Foi a um jantar organizado por correligionários na
campanha para a Câmara Federal e, então, ele a vê. Ela estava com a mãe. Ele se
elege, ela o felicita enviando-lhe um cartão que foi para o endereço errado que
– ah, destino, seu danado! – só por isso o alcançou. Ele telefona para agradecer.
Em sete meses se casariam. Isso que é objetividade, e se é amor, invade e fim.
Ouvimos essa história de amor, encantadora e brega
como toda história de amor que preste, da boca do próprio presidente da
república no Roda Viva. Sei que já faz tempo, que estou atrasada e tal, mas, se
a pressa é inimiga da perfeição, consigo ser lenta sem ser perfeita e estava
ocupada procurando meu CD do Leonard Cohen de que só achei a capa. Michel Temer
contava como conheceu a bela e recatada Marcela para fazê-la do lar.
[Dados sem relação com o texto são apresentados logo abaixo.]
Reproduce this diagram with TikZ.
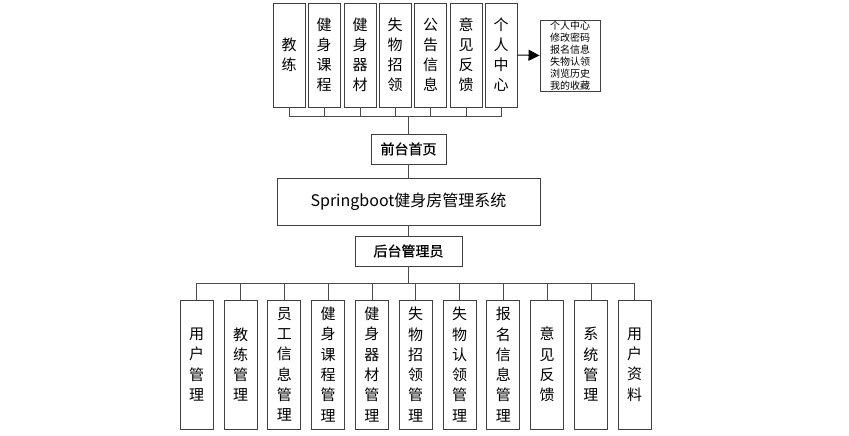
\documentclass[tikz,border=0pt]{standalone}
\usepackage{fontspec}
\setmainfont{Noto Sans CJK SC}
\newfontfamily\headfont[FakeBold=0.8]{Noto Sans CJK SC}
\usepackage{tikz}
\usetikzlibrary{arrows.meta}

\tikzset{
	box/.style={draw=black!75,line width=0.9pt,inner sep=0pt,align=center},
	topbox/.style={box,minimum width=32pt,minimum height=104pt,font=\fontsize{15}{20}\selectfont},
	botbox/.style={box,minimum width=33pt,minimum height=129pt,font=\fontsize{15}{20.3}\selectfont},
	link/.style={draw=black!70,line width=0.8pt}
}

\begin{document}
\begin{tikzpicture}[x=1pt,y=-1pt]
		\useasboundingbox (0,0) rectangle (849,436);
		% front end
		\node[topbox] (t1) at (289,55) {教\\练};
		\node[topbox] (t2) at (324,55) {健\\身\\课\\程};
		\node[topbox] (t3) at (360,55) {健\\身\\器\\材};
		\node[topbox] (t4) at (395,55) {失\\物\\招\\领};
		\node[topbox] (t5) at (430.5,55) {公\\告\\信\\息};
		\node[topbox] (t6) at (466,55) {意\\见\\反\\馈};
		\node[topbox] (t7) at (501,55) {个\\人\\中\\心};
		\node[box,minimum width=60pt,minimum height=71pt,align=left,
		font=\fontsize{10}{12.1}\selectfont] (side) at (570,55.5) {个人中心\\修改密码\\报名信息\\失物认领\\浏览历史\\我的收藏};
		\draw[line width=1pt,-{Triangle[length=11pt,width=11pt]}] (t7.east) -- (side.west);
		\node[box,minimum width=75pt,minimum height=30pt,font=\fontsize{14}{16}\headfont] (front) at (408.5,149) {前台首页};
		\node[box,minimum width=263pt,minimum height=47pt,font=\fontsize{16}{18}\selectfont] (sys) at (408.5,201.5) {Springboot健身房管理系统};
		\node[box,minimum width=107pt,minimum height=30pt,font=\fontsize{14}{16}\headfont] (back) at (408.5,251) {后台管理员};
		\coordinate (fbus) at (408.5,116);
		\draw[link] (t1.south) |- (fbus);
		\draw[link] (t2.south) |- (fbus);
		\draw[link] (t3.south) |- (fbus);
		\draw[link] (t4.south) |- (fbus);
		\draw[link] (t5.south) |- (fbus);
		\draw[link] (t6.south) |- (fbus);
		\draw[link] (t7.south) |- (fbus);
		\draw[link] (fbus) -- (front.north);
		\draw[link] (front.south) -- (sys.north);
		\draw[link] (sys.south) -- (back.north);
		% back end
		\node[botbox] (b1) at (196.7,364.5) {用\\户\\管\\理};
		\node[botbox] (b2) at (240.5,364.5) {教\\练\\管\\理};
		\node[botbox] (b3) at (284.3,364.5) {员\\工\\信\\息\\管\\理};
		\node[botbox] (b4) at (328.1,364.5) {健\\身\\课\\程\\管\\理};
		\node[botbox] (b5) at (371.9,364.5) {健\\身\\器\\材\\管\\理};
		\node[botbox] (b6) at (415.7,364.5) {失\\物\\招\\领\\管\\理};
		\node[botbox] (b7) at (459.5,364.5) {失\\物\\认\\领\\管\\理};
		\node[botbox] (b8) at (503.3,364.5) {报\\名\\信\\息\\管\\理};
		\node[botbox] (b9) at (547.1,364.5) {意\\见\\反\\馈};
		\node[botbox] (b10) at (590.9,364.5) {系\\统\\管\\理};
		\node[botbox] (b11) at (634.7,364.5) {用\\户\\资\\料};
		\coordinate (bbus) at (408.5,283);
		\draw[link] (back.south) -- (bbus);
		\draw[link] (b1.north) |- (bbus);
		\draw[link] (b2.north) |- (bbus);
		\draw[link] (b3.north) |- (bbus);
		\draw[link] (b4.north) |- (bbus);
		\draw[link] (b5.north) |- (bbus);
		\draw[link] (b6.north) |- (bbus);
		\draw[link] (b7.north) |- (bbus);
		\draw[link] (b8.north) |- (bbus);
		\draw[link] (b9.north) |- (bbus);
		\draw[link] (b10.north) |- (bbus);
		\draw[link] (b11.north) |- (bbus);
	\end{tikzpicture}
\end{document}
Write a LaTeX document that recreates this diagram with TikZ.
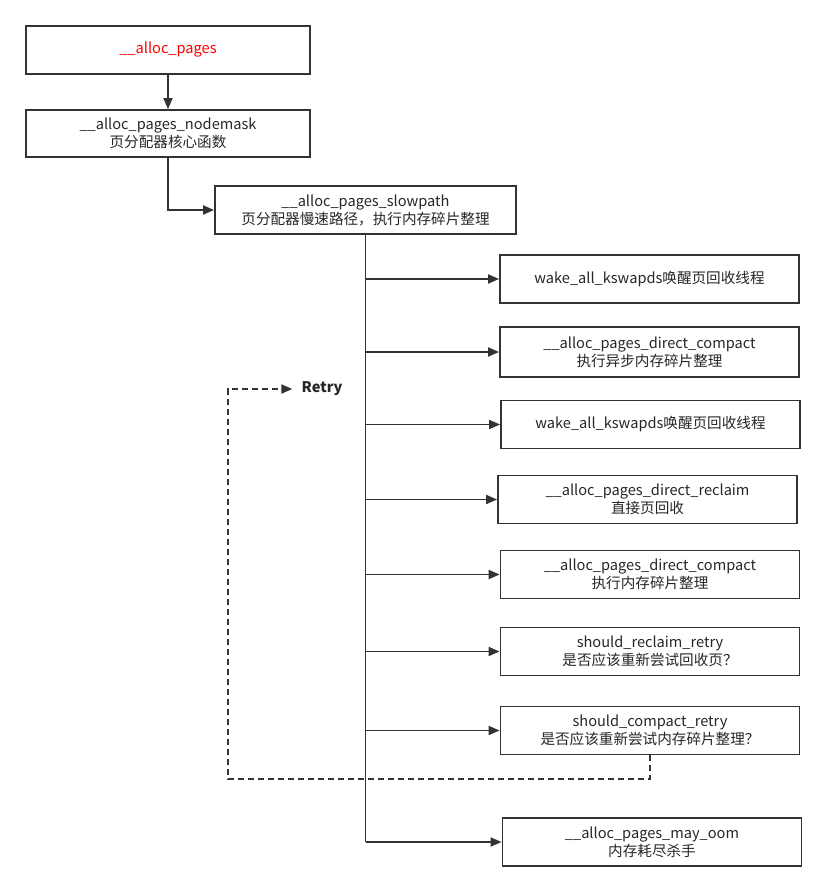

Apresentou-se na entrevista cordato, bem-humorado,
sem metáforas ou comparações disparatadas, em frases nas quais semântica e
sintaxe se encontravam sem trombadas. Quanto à flor do Lácio, não chegou a ser
o esplendor, mas também não foi sepultura. Pode ser muito para um país que há
apenas 6 meses era aviltado também pelo dilmês.
Só que muito não é o suficiente para um país
sedento por lei, por ver na cadeia ladrões e o chefe deles que, livre, continua
nos roubando a institucionalidade e esfregando isso na nossa cara quando
desacata Sérgio Moro e difama o país. Com a declaração de Temer, Lula vai
acabar fugindo: fugirá para o Brasil, o estranho país onde lei tem hora. Que se
cumpra a lei: quando lhe foi perguntado sobre a prisão de Lula, o presidente
poderia ter usado essas cinco palavras para saudar o Brasil que referendou
simbolicamente o impeachment nas urnas. Mas o presidente preferiu saudar os
truculentos pastores da vigarice que ameaçam convulsionar o país caso o líder
deles seja preso.
O blefe dos incapazes capazes de tudo por boquinhas
e tetas vem desde pouco antes da instauração do processo de impeachment e tudo
o que vimos foi um bando de mortadelas desfalcado incendiar pneus e avermelhar
uma avenida ou outra do país quase sempre terminando em vandalismo, além de
artistas-e-intelectuais entoarem o mantra infértil do golpe.
Milhões foram às ruas, de forma tão pacífica quanto
resoluta, exigir o cumprimento da lei com a destituição de Dilma Rousseff que a
descumpria; rejeitamos radicalismos e vandalismo; apoiamos a posse de Temer
porque representava o remédio constitucional e a normalidade institucional num
país exaurido por 13 anos de governos à margem da lei, num enraizado governo de
gângsteres. O mínimo que merecíamos é que o presidente invocasse o cumprimento
da lei, não precisava nem dizer se era contra ou a favor da prisão. Mas o
comandante em chefe das Forças Armadas, a quem a Constituição reconhece
instrumentos e a obrigação de zelar pela estabilidade nacional, receia por ela.
Por algo mais?
O respaldo e as expectativas dos milhões de
brasileiros decentes que não mereciam ouvir isso não contam, conta o bando a
quem basta cortar o financiamento da mortadela e da boa vida. O país estará
sujeito à instabilidade enquanto o líder do gangsterismo de Estado estiver
solto inspirando o vale-tudo em nome de uma porcaria qualquer apelidada de
progressista ou resistência; a liberdade dele inspira instabilidade, infla os
desejos das hordas radicais que os colocam acima da lei.
Desejo perder 3 quilos e achar o CD do Cohen,
desejo que o amor invada e fim. E que a lei se cumpra, está na hora.